Pendant trois semaines, du 1er au 21 avril 1966, Dakar accueillit les plus grands artistes noirs du monde. Duke Ellington, Myriam Makeba, Josephine Baker étaient du lot. Vingt-quatre pays étaient représentés par des troupes théâtrales, des orchestres, des ensembles chorégraphiques. Le Musée dynamique, inauguré pour l’occasion, rassemblait six cents des plus belles pièces de l’art nègre dispersées dans des musées ou des collections du monde.
Pour le président Senghor, cette manifestation était l’aboutissement de son combat pour la reconnaissance des valeurs de la négritude et de la contribution du monde noir aux grands courants de la culture universelle. L’heure était venue, après des siècles d’occultation, de manifester fièrement son génie. Il fallut attendre février 1977 pour que soit organisé, à Lagos, le IIe Festival mondial des arts nègres. Mais celui-ci n’eut pas le même retentissement. C’est pourquoi l’idée de renouer avec l’épisode glorieux de Dakar a pu apparaître séduisante.
Quelques mois après l’annonce du troisième festival, un site (www.fesman.org) était créé en mars 2004, mais seules quelques indications d’ordre général étaient fournies aux internautes. Les choses semblent se préciser depuis le début de l’année. En février, un coordinateur a été nommé en la personne de l’écrivain Alioune Badara Bèye, promu peu de temps auparavant président de la Fédération internationale des écrivains de langue française (Fidelf). Et, le 21 avril, le Fesman 2006 a été officiellement lancé au Théâtre Daniel-Sorano au cours d’une cérémonie animée, notamment, par l’Ensemble lyrique traditionnel.
Cette troisième édition, a indiqué Alioune Badara Bèye, ne sera pas une répétition des deux précédentes, qui avaient pour but de réconcilier l’Afrique avec elle-même après les périodes obscures de l’esclavage et de la colonisation. Il ne s’agit plus seulement de défendre et illustrer les valeurs du monde noir, mais de les « convoquer » pour relever les défis du développement durable.

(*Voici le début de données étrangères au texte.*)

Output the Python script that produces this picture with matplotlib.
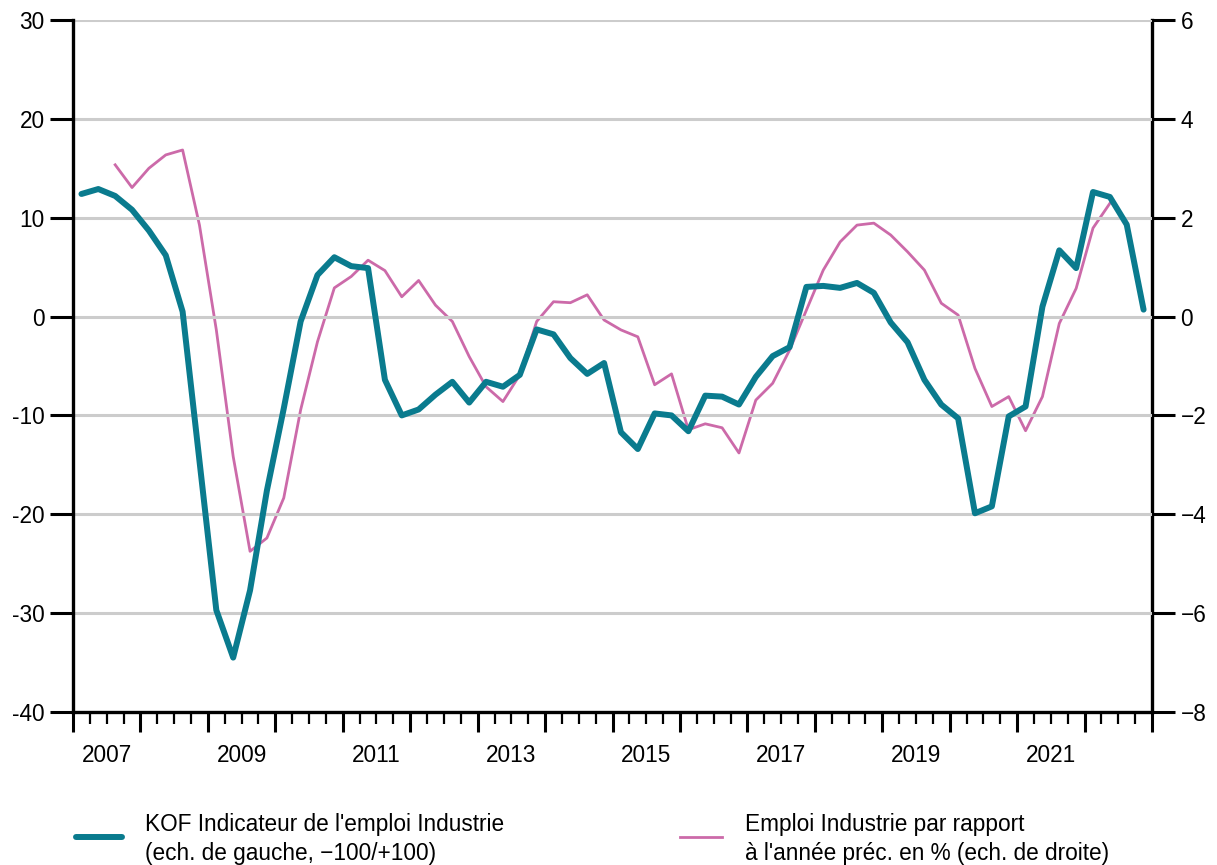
import numpy as np
import matplotlib
matplotlib.use("Agg")
import matplotlib.pyplot as plt
from matplotlib.lines import Line2D

plt.rcParams['font.family'] = ['Liberation Sans', 'DejaVu Sans']

# Quarterly data, 2007Q1 .. 2022Q4
kof_start = 2007.0
kof = [12.4, 12.9, 12.2, 10.8, 8.7, 6.2, 0.5, -14.6,
       -29.7, -34.5, -27.7, -17.6, -9.3, -0.5, 4.2, 6.0,
       5.1, 4.9, -6.4, -10.0, -9.4, -7.9, -6.6, -8.7,
       -6.6, -7.1, -5.9, -1.3, -1.8, -4.2, -5.8, -4.7,
       -11.7, -13.4, -9.8, -10.0, -11.6, -8.0, -8.1, -8.9,
       -6.1, -4.0, -3.1, 3.0, 3.1, 2.9, 3.4, 2.4,
       -0.6, -2.6, -6.4, -8.9, -10.3, -19.9, -19.2, -10.1,
       -9.1, 1.0, 6.7, 4.9, 12.6, 12.1, 9.3, 0.7]

# 2007Q3 .. 2022Q2
emp_start = 2007.5
emp = [3.07, 2.61, 3.0, 3.27, 3.37, 1.85, -0.27, -2.83,
       -4.75, -4.48, -3.67, -1.89, -0.51, 0.58, 0.81, 1.14,
       0.93, 0.40, 0.73, 0.23, -0.10, -0.81, -1.42, -1.72,
       -1.18, -0.10, 0.30, 0.28, 0.44, -0.07, -0.27, -0.41,
       -1.38, -1.16, -2.29, -2.17, -2.25, -2.76, -1.69, -1.35,
       -0.68, 0.13, 0.94, 1.51, 1.85, 1.89, 1.65, 1.31,
       0.94, 0.27, 0.03, -1.05, -1.82, -1.62, -2.31, -1.62,
       -0.14, 0.57, 1.79, 2.29]

left_ticks = [30, 20, 10, 0, -10, -20, -30, -40]
right_ticks = [6, 4, 2, 0, -2, -4, -6, -8]
year_labels = [2007, 2009, 2011, 2013, 2015, 2017, 2019, 2021]

teal = '#0a7b8e'
pink = '#cc6aa9'
fs = 16.3

x_kof = kof_start + (np.arange(len(kof)) + 0.5) / 4
x_emp = emp_start + (np.arange(len(emp)) + 0.5) / 4

fig = plt.figure(figsize=(12.17, 8.65), dpi=100)
ax = fig.add_axes([0.06, 0.1769, 0.8866, 0.8])
ax2 = ax.twinx()

ax.set_xlim(2007, 2023)
ax.set_ylim(-40, 30)
ax2.set_ylim(-8, 6)

for t in left_ticks:
    ax.axhline(t, color='#cccccc', lw=2.2, zorder=0)

ax2.plot(x_emp, emp, color=pink, lw=2.0, zorder=2)
ax.plot(x_kof, kof, color=teal, lw=4.3, zorder=3, solid_capstyle='round',
        solid_joinstyle='round')
ax.set_zorder(ax2.get_zorder() + 1)
ax.patch.set_visible(False)

ax.set_yticks(left_ticks)
ax.set_yticklabels([str(t) for t in left_ticks])
ax2.set_yticks(right_ticks)
ax2.set_yticklabels([str(t).replace('-', '\u2212') for t in right_ticks])

ax.set_xticks(np.arange(2007, 2024, 1))
ax.set_xticks(np.arange(2007, 2023.01, 0.25), minor=True)
ax.set_xticklabels([])
ax.tick_params(axis='x', which='major', length=14.5, width=2.2, color='black')
ax.tick_params(axis='x', which='minor', length=8.5, width=1.6, color='black')
for y in year_labels:
    ax.text(y + 0.5, -0.046, str(y), transform=ax.get_xaxis_transform(),
            ha='center', va='top', fontsize=fs)

ax.tick_params(axis='y', length=16.5, width=2.2, labelsize=fs, pad=4)
ax2.tick_params(axis='y', length=16.5, width=2.2, labelsize=fs, pad=4)

for a in (ax, ax2):
    a.spines['top'].set_visible(False)
    for s in ('left', 'right', 'bottom'):
        a.spines[s].set_linewidth(2.4)
ax.spines['right'].set_visible(False)
ax2.spines['left'].set_visible(False)
ax2.spines['bottom'].set_visible(False)

# Legend
fig.add_artist(Line2D([76 / 1217, 122 / 1217], [1 - 837 / 865] * 2, color=teal,
                      lw=4.3, solid_capstyle='round'))
fig.text(145 / 1217, 1 - 839 / 865,
         "KOF Indicateur de l'emploi Industrie\n(ech. de gauche, \u2212100/+100)",
         fontsize=fs, va='center', ha='left', linespacing=1.3)
fig.add_artist(Line2D([680 / 1217, 722 / 1217], [1 - 837 / 865] * 2, color=pink,
                      lw=2.0))
fig.text(745 / 1217, 1 - 839 / 865,
         "Emploi Industrie par rapport\n\u00e0 l'ann\u00e9e pr\u00e9c. en % (ech. de droite)",
         fontsize=fs, va='center', ha='left', linespacing=1.3)

fig.savefig('out.png', dpi=100)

L’organisation de la manifestation ne va pas sans provoquer des polémiques à Dakar. Si la date n’a pas été choisie au hasard, puisqu’elle correspond au quarantième anniversaire du premier festival, elle interviendra quelques mois seulement après la septième édition de la Biennale de l’art africain contemporain (Dak’Art), prévue en mai 2006. Certains ont pensé que cette dernière pourrait être annulée. Interrogée à ce sujet, Safiatou N’Diaye Diop, ministre sénégalaise de la Culture et du Patrimoine historique, a affirmé qu’il n’en sera rien. La Biennale, a-t-elle expliqué, même si elle reçoit une aide de l’État, est une structure autonome et pérenne. Elle est par ailleurs dédiée aux seuls arts plastiques, alors que toutes les formes d’expression artistique seront représentées au festival : théâtre, cinéma, musique, littérature, danse…
Certaines voix de l’opposition crient par ailleurs à la récupération politique, s’indignant que le président Wade reprenne à son profit l’héritage de Senghor après avoir combattu son action pendant de longues années.
Reste la question financière. Quelque cinq cents invités du monde entier sont attendus, et le budget prévisionnel avoisine 7 milliards de F CFA (environ 10,5 millions d’euros), ce qui n’est pas rien. Pour l’heure, une enveloppe de 500 millions de F CFA a été allouée au comité préparatoire pour aller démarcher les bailleurs de fonds.